── ROWS
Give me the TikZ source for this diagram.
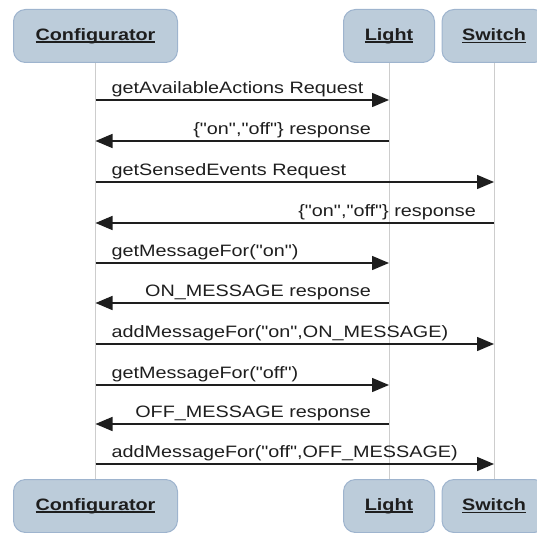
\documentclass[tikz,border=0pt]{standalone}
\usepackage{fontspec}
\setmainfont{Liberation Sans}[Ligatures=TeXOff]
\usetikzlibrary{arrows.meta}
\definecolor{boxfill}{RGB}{188,204,218}
\definecolor{boxdraw}{RGB}{158,180,206}
\definecolor{life}{RGB}{205,205,205}
\definecolor{ink}{RGB}{30,30,30}
\newcommand{\wide}[1]{\scalebox{1.2}[1]{#1}}
\newcommand{\ulbl}[1]{\setbox0\hbox{#1}\rlap{\rule[-2.6pt]{\wd0}{1.5pt}}\box0}
\newcommand{\callmsg}[4]{%
  \coordinate (row#1) at (0,#1);
  \draw[msg] (#2 |- row#1) -- (#3 |- row#1);
  \path (#2 |- row#1) ++(16,-7) node[lbl,anchor=base west]{\wide{#4}};}
\newcommand{\replymsg}[4]{%
  \coordinate (row#1) at (0,#1);
  \draw[msg] (#2 |- row#1) -- (#3 |- row#1);
  \path (#2 |- row#1) ++(-18,-7) node[lbl,anchor=base east]{\wide{#4}};}
\begin{document}
\begin{tikzpicture}[x=1pt,y=-1pt,
  actor/.style={draw=boxdraw, fill=boxfill, rounded corners=12pt, line width=1pt,
    minimum height=53pt, inner sep=0pt, text=ink,
    font=\fontsize{16.5}{20}\selectfont\bfseries},
  lifeline/.style={draw=life, line width=1pt},
  msg/.style={draw=ink, line width=1.5pt, -{Triangle[length=17pt,width=14pt]}},
  lbl/.style={font=\fontsize{16.5}{20}\selectfont, text=ink, inner sep=0pt}]
\useasboundingbox (0,0) rectangle (537,532);
% heads
\node[actor, minimum width=164pt] (cfgH) at (95.5,36) {\wide{\ulbl{Configurator}}};
\node[actor, minimum width=91pt] (lgtH) at (389,36) {\wide{\ulbl{Light}}};
\node[actor, minimum width=104pt] (swH) at (494,36) {\wide{\ulbl{Switch}}};
% feet
\node[actor, minimum width=164pt] (cfgF) at (95.5,506) {\wide{\ulbl{Configurator}}};
\node[actor, minimum width=91pt] (lgtF) at (389,506) {\wide{\ulbl{Light}}};
\node[actor, minimum width=104pt] (swF) at (494,506) {\wide{\ulbl{Switch}}};
% lifelines
\draw[lifeline] (cfgH) -- (cfgF);
\draw[lifeline] (lgtH) -- (lgtF);
\draw[lifeline] (swH) -- (swF);
% messages
\callmsg{100}{cfgH}{lgtH}{getAvailableActions Request}
\replymsg{141}{lgtH}{cfgH}{\{"on","off"\} response}
\callmsg{182}{cfgH}{swH}{getSensedEvents Request}
\replymsg{223}{swH}{cfgH}{\{"on","off"\} response}
\callmsg{263}{cfgH}{lgtH}{getMessageFor("on")}
\replymsg{303}{lgtH}{cfgH}{ON\_MESSAGE response}
\callmsg{344}{cfgH}{swH}{addMessageFor("on",ON\_MESSAGE)}
\callmsg{385}{cfgH}{lgtH}{getMessageFor("off")}
\replymsg{424}{lgtH}{cfgH}{OFF\_MESSAGE response}
\callmsg{464}{cfgH}{swH}{addMessageFor("off",OFF\_MESSAGE)}
\end{tikzpicture}
\end{document}
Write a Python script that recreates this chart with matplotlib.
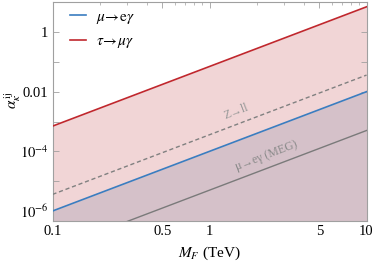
import numpy as np
import matplotlib
matplotlib.use("Agg")
import matplotlib.pyplot as plt
from matplotlib.ticker import FixedLocator, NullFormatter, FixedFormatter

plt.rcParams['font.family'] = ['Liberation Serif', 'DejaVu Serif']
plt.rcParams['mathtext.fontset'] = 'stix'

# data
M = [0.1, 10.0]
mu_e_gamma = [1e-6, 1e-2]
tau_mu_gamma = [7e-4, 7.0]
z_ll = [3.6e-6, 3.6e-2]
meg = [5e-8, 5e-4]

x_ticks = [0.1, 0.5, 1, 5, 10]
x_ticklabels = ["0.1", "0.5", "1", "5", "10"]
y_ticks = [1e-6, 1e-4, 1e-2, 1]
y_ticklabels = [r"$10^{-6}$", r"$10^{-4}$", "0.01", "1"]

fig = plt.figure(figsize=(3.74, 2.63), dpi=100)
ax = fig.add_axes([0.1404, 0.1597, 0.98 - 0.1404, 0.9905 - 0.1597])
ax.set_xscale('log')
ax.set_yscale('log')
ymin, ymax = 10**-6.335, 10**0.99
ax.set_xlim(0.1, 10)
ax.set_ylim(ymin, ymax)

red = '#c0272d'
blue = '#3a7dc0'
ax.fill_between(M, tau_mu_gamma, ymin * 0.1, color='#f1d5d6', lw=0, zorder=1)
ax.fill_between(M, mu_e_gamma, ymin * 0.1, color='#d5c1c9', lw=0, zorder=2)
ax.plot(M, mu_e_gamma, color=blue, lw=1.2, zorder=4, label=r'$\mu\!\rightarrow\!\mathrm{e}\gamma$')
ax.plot(M, tau_mu_gamma, color=red, lw=1.2, zorder=4, label=r'$\tau\!\rightarrow\!\mu\gamma$')
ax.plot(M, z_ll, color='#808080', lw=1.0, ls=(0, (3, 2)), zorder=3)
ax.plot(M, meg, color='#7a7a7a', lw=1.0, zorder=3)

ang = 20.9
ax.text(0.584, 0.50, "Z→ll", transform=ax.transAxes, rotation=ang, color='#9a9a9a',
        fontsize=8.5, ha='center', va='center', rotation_mode='anchor')
ax.text(0.68, 0.30, "μ→eγ (MEG)", transform=ax.transAxes, rotation=ang, color='#8a8a8a',
        fontsize=8.5, ha='center', va='center', rotation_mode='anchor')

ax.xaxis.set_major_locator(FixedLocator(x_ticks))
ax.xaxis.set_major_formatter(FixedFormatter(x_ticklabels))
minors_x = [v * d for d in (0.1, 1) for v in range(1, 10) if v * d not in x_ticks]
ax.xaxis.set_minor_locator(FixedLocator(minors_x))
ax.xaxis.set_minor_formatter(NullFormatter())
ax.yaxis.set_major_locator(FixedLocator(y_ticks))
ax.yaxis.set_major_formatter(FixedFormatter(y_ticklabels))
ax.yaxis.set_minor_locator(FixedLocator([1e-5, 1e-3, 1e-1, 10]))
ax.yaxis.set_minor_formatter(NullFormatter())

ax.tick_params(which='both', direction='in', top=True, right=True, color='#a0a0a0', labelsize=10.5, pad=3)
ax.tick_params(which='major', length=4, width=0.6)
ax.tick_params(which='minor', length=2.2, width=0.5)
ax.tick_params(axis='y', which='minor', length=4, width=0.6)
for s in ax.spines.values():
    s.set_color('#a0a0a0')
    s.set_linewidth(0.8)

ax.set_xlabel(r'$M_F$ (TeV)', fontsize=11, labelpad=5)
ax.set_ylabel(r'$\alpha_\kappa^{\,\mathrm{ij}}$', fontsize=11, va='center', ha='center')
ax.yaxis.set_label_coords(-0.128, 0.554)

leg = ax.legend(loc='upper left', frameon=False, fontsize=11, handlelength=1.1,
                handletextpad=0.6, labelspacing=0.55, borderaxespad=0.1,
                bbox_to_anchor=(0.03, 1.0))

fig.savefig('out.png', dpi=100)
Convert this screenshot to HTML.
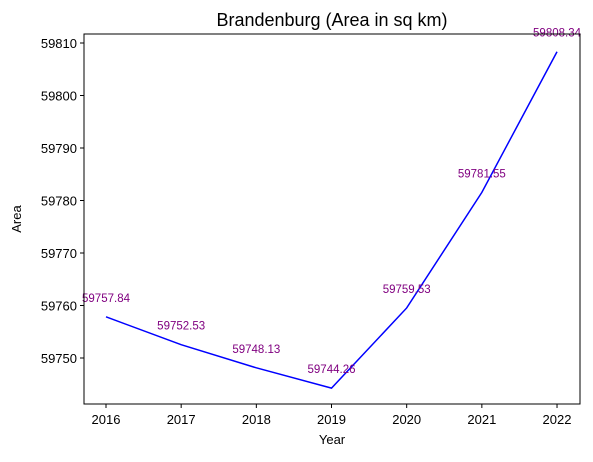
<!DOCTYPE html>
<html><head><meta charset="utf-8"><style>
body{margin:0;background:#fff}
svg{font-family:"Liberation Sans","DejaVu Sans",sans-serif}
</style></head><body>
<svg width="593" height="457" xmlns="http://www.w3.org/2000/svg">
<rect width="593" height="457" fill="#fff"/>
<text x="332" y="26" font-size="18" text-anchor="middle">Brandenburg (Area in sq km)</text>
<g id="plot"></g>
<rect x="84" y="34" width="496" height="370" fill="none" stroke="#000" stroke-width="1"/>
<text x="332" y="444" font-size="13" text-anchor="middle">Year</text>
<text x="21" y="219" font-size="13" text-anchor="middle" transform="rotate(-90 21 219)">Area</text>
</svg>
<script>
const years=[2016,2017,2018,2019,2020,2021,2022];
const areas=[59757.84,59752.53,59748.13,59744.26,59759.53,59781.55,59808.34];
const yTicks=[59750,59760,59770,59780,59790,59800,59810];
const NS="http://www.w3.org/2000/svg";
const g=document.getElementById('plot');
function xs(v){return 106+(v-2016)*75.17;}
function ys(v){return 358-(v-59750)*5.25;}
function mk(t,a){const e=document.createElementNS(NS,t);for(const k in a)e.setAttribute(k,a[k]);g.appendChild(e);return e;}
years.forEach(y=>{
 const l=mk('line',{x1:xs(y),x2:xs(y),y1:404,y2:408,stroke:'#000'});
 
 
 const t=mk('text',{x:xs(y),y:424,'font-size':13,'text-anchor':'middle'});t.textContent=y;
 
 
});
yTicks.forEach(v=>{
 const l=mk('line',{x1:80,x2:84,y1:ys(v),y2:ys(v),stroke:'#000'});
 
 
 const t=mk('text',{x:77,y:ys(v)+5,'font-size':13,'text-anchor':'end'});t.textContent=v;
 
 
});
const p=mk('polyline',{points:years.map((y,i)=>xs(y)+','+ys(areas[i])).join(' '),fill:'none',stroke:'#0000ff','stroke-width':1.5});


years.forEach((y,i)=>{
 const t=mk('text',{x:xs(y),y:ys(areas[i])-15,'font-size':11.5,'text-anchor':'middle',fill:'#800080'});
 t.textContent=areas[i].toFixed(2);
 
 
});
</script>
</body></html>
────
# [WHAT IS ASKED]
In the listing above, find each line with the word "matplotlib" and copy it.

# [RESPONSE FOR THIS EXERCISE]
Write a Python script that recreates this chart with matplotlib.
import matplotlib
matplotlib.use("Agg")
import matplotlib.pyplot as plt
from matplotlib.ticker import FixedLocator, NullFormatter, FixedFormatter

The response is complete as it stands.